In 2022, the conflict of interest has only become more flagrant. After Michael Jordan’s son Marcus suggested that he’d like to see West collaborate with his father’s brand, the artist now known as Ye posted the Jumpman logo on his Instagram page along with the eyes emoji as a caption. The chances of Adidas signing off on a project with its biggest rival are practically zero, but that hasn’t stopped the Chairman of Jordan Brand from fanning the flames further.

In an interview with NPR, Jordan head Larry Miller praised West and said he wished the rapper and designer had never left Nike. “I can’t say that will not happen,” Miller added, referring to the possibility of collaborating with the enigmatic celebrity. “I don’t know that it will, but I can’t say that it won’t happen, that we would at some point be able to do something with Kanye. I can’t say that it’s absolutely not going to happen.”

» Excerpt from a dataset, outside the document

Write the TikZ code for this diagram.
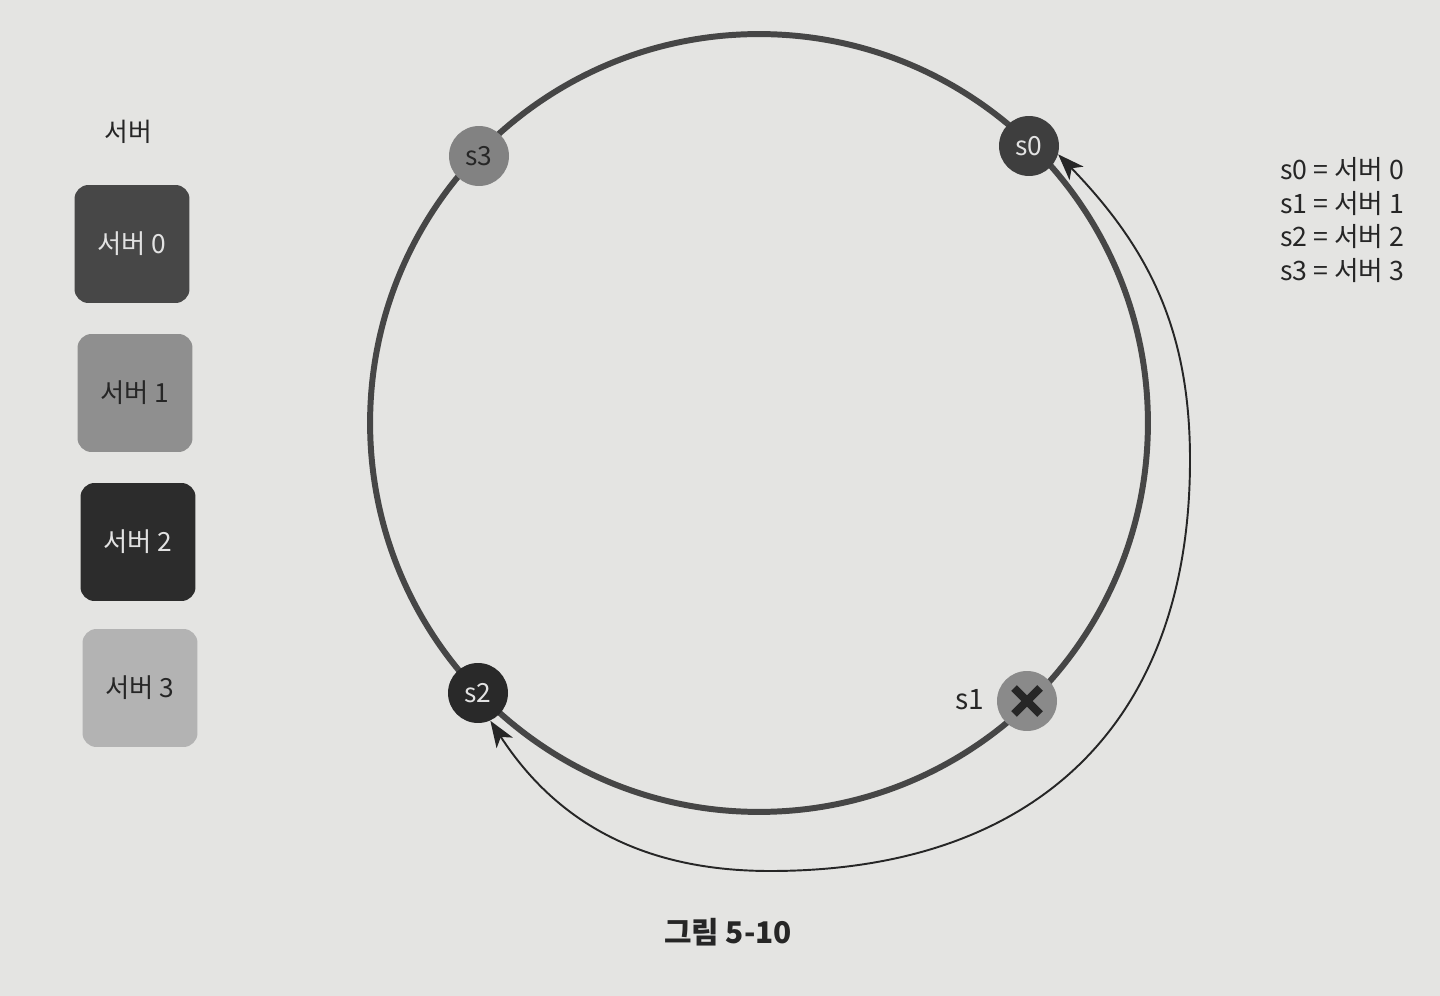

How about an eye-roll emoji? — Adidas choosing to collaborate with other sneaker manufacturers isn’t entirely unprecedented, but it has happened in the past under very specific circumstances. A crossover event involving Damian Lillard’s Adidas sneakers and Shaquille O'Neal's from Reebok did go down last year, but that was while Adidas still owned Reebok and had yet to finalize its sale.

2021 also saw the beginning of a high-profile partnership between Adidas and Allbirds in the name of making progress in sustainability. Even though the two brands are ostensibly competitors, they still primarily operate in different spheres. Adidas is one of the leading forces in sports performance and highly sought-after sneakers, while Allbirds draws a crowd more indifferent to trends and athleticism with its sustainably produced, inoffensively simple shoes. Thus they can share their respective innovations in more environmentally friendly production without stepping on each other’s toes.

Miller may say Jordan won’t not collaborate with West, but there’s simply no way Adidas will let that happen while its biggest star is still under contract. Nike is too obvious of a competitor and the one company standing in its way of the top spot in the world.